All is not lost for Vikram Pandit. While a majority of Citigroup shareholders voted against the chief executive’s pay package at this week’s annual meeting, there’s still a way to incentivise him while also benefiting investors. General Electric, which faced similar unrest over pay last year, offers a good starting point.
A number of the Connecticut conglomerate’s owners last year told the company they weren’t happy with the long-term incentive plan it had given chairman and CEO Jeffrey Immelt. In response, GE changed two of the absolute and relative targets the company needed to hit before awarding Immelt his full whack of two million options over GE shares.
Immelt will only get half of the options if GE’s industrial operations generate at least $55 billion of cash flow over a four-year period ending in December 2014. That’s no simple feat: based on last year’s showing, GE would fall $6.6 billion short. To receive the other half, GE’s total shareholder return has to meet, or exceed, the S&P 500’s. Again, that’s no foregone conclusion: GE has underperformed since 2008.

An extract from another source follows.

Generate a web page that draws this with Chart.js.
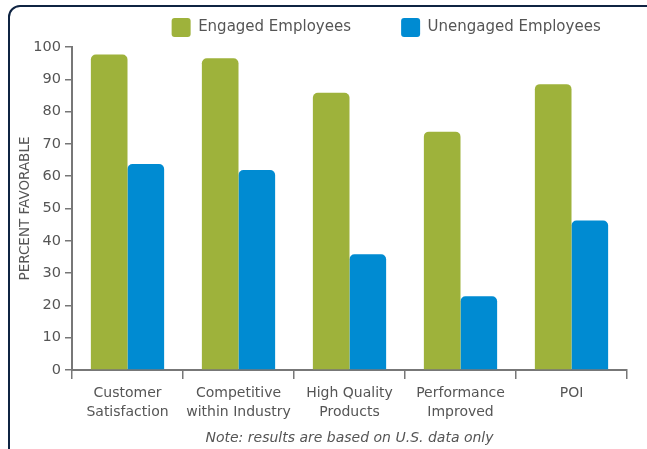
<!DOCTYPE html>
<html>
<head>
<meta charset="utf-8">
<script src="https://cdn.jsdelivr.net/npm/chart.js@4/dist/chart.umd.min.js"></script>
<style>
  html, body { margin: 0; padding: 0; background: #fff; }
  #wrap { position: relative; width: 647px; height: 449px; overflow: hidden; }
  #frame {
    position: absolute; left: 8px; top: 5px; width: 700px; height: 452px;
    border: 2.5px solid #0f2442; border-radius: 12px; pointer-events: none;
  }
</style>
</head>
<body>
<div id="wrap">
  <canvas id="barChart" width="647" height="449"></canvas>
  <div id="frame"></div>
</div>
<script>
// 分类
var categories = [
  ['Customer', 'Satisfaction'],
  ['Competitive', 'within Industry'],
  ['High Quality', 'Products'],
  ['Performance', 'Improved'],
  ['POI']
]
// 两组数值
var engaged = [97.7, 96.5, 85.8, 73.8, 88.5]
var unengaged = [63.8, 61.9, 35.8, 22.8, 46.3]
var yTicks = [0, 10, 20, 30, 40, 50, 60, 70, 80, 90, 100]

var grey = '#555'
var axisGrey = '#777'
var fontName = "'DejaVu Sans', sans-serif"

var ctx = document.getElementById('barChart').getContext('2d')

var barChart = new Chart(ctx, {
  type: 'bar',
  data: {
    labels: categories,
    datasets: [
      {
        label: 'Engaged Employees',
        data: engaged,
        backgroundColor: '#9eb23b',
        borderRadius: 5,
        barPercentage: 1,
        categoryPercentage: 0.66
      },
      {
        label: 'Unengaged Employees',
        data: unengaged,
        backgroundColor: '#008bd2',
        borderRadius: 5,
        barPercentage: 1,
        categoryPercentage: 0.66
      }
    ]
  },
  options: {
    responsive: false,
    animation: false,
    layout: { padding: { left: 14, right: 20, top: 6, bottom: 2 } },
    plugins: {
      tooltip: { enabled: false },
      legend: {
        position: 'top',
        align: 'end',
        labels: {
          color: grey,
          font: { family: fontName, size: 15 },
          boxWidth: 19,
          boxHeight: 19,
          useBorderRadius: true,
          borderRadius: 3,
          padding: 12,
          // 用空格拉开两个图例的间距
          generateLabels: function (chart) {
            var items = Chart.defaults.plugins.legend.labels.generateLabels(chart)
            items[0].text += '        '
            items[1].text += '   '
            return items
          }
        }
      }
    },
    scales: {
      x: {
        offset: true,
        afterFit: function (s) { s.height = 77 },
        grid: {
          offset: true,
          drawOnChartArea: false,
          drawTicks: true,
          tickLength: 9,
          color: axisGrey,
          lineWidth: 1.5
        },
        border: { color: axisGrey, width: 2 },
        ticks: {
          color: grey,
          font: { family: fontName, size: 14, lineHeight: 1.35 },
          maxRotation: 0,
          autoSkip: false,
          padding: 5
        },
        title: {
          display: true,
          text: 'Note: results are based on U.S. data only',
          color: grey,
          font: { family: fontName, size: 14, style: 'italic' },
          padding: { top: 2, bottom: 0 }
        }
      },
      y: {
        min: 0,
        max: 100,
        afterBuildTicks: function (s) {
          s.ticks = yTicks.map(function (v) { return { value: v } })
        },
        afterFit: function (s) { s.width = 58 },
        grid: {
          drawOnChartArea: false,
          drawTicks: true,
          tickLength: 7,
          color: axisGrey,
          lineWidth: 1.5
        },
        border: { color: axisGrey, width: 2 },
        ticks: {
          color: grey,
          font: { family: fontName, size: 14.5 },
          padding: 4
        },
        title: {
          display: true,
          text: 'PERCENT FAVORABLE',
          color: grey,
          font: { family: fontName, size: 13.5 },
          padding: { top: 3, bottom: 4 }
        }
      }
    }
  }
})
</script>
</body>
</html>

Similar fixes could be made to Pandit’s package. For instance, he’s slated to receive 0.55 per cent of whatever Citi’s core business cumulatively earns over 2012 and 2013 as long as it’s at least $12 billion — meaning a minimum of $6.5 million for Pandit. Yet Citicorp raked in just over half the target amount in the first quarter alone and $30 billion over the previous two years. The pay wasn’t the problem — the target was just too low.
Similarly, Citi set touchy-feely targets for Pandit in return for a $10-million award of deferred stock. Ensuring the bank has adequate capital, decent people, good risk management and exercises responsible finance are basic tasks for the boss. Replacing these with a less subjective metric, like hitting a certain return on equity or beating the KBW banks index would better align the interests of the CEO and shareholders.
Indeed, Citi could even one-up GE by inserting a sliding scale that would award Pandit even more riches if he exceeds his goals. Of course, that would require robust oversight and risk management to ensure the boss doesn’t sacrifice long-term sustainability for short-term profitability. But paying Pandit handsomely for doing an excellent job is a luxury problem Citi’s shareholders might be willing to welcome.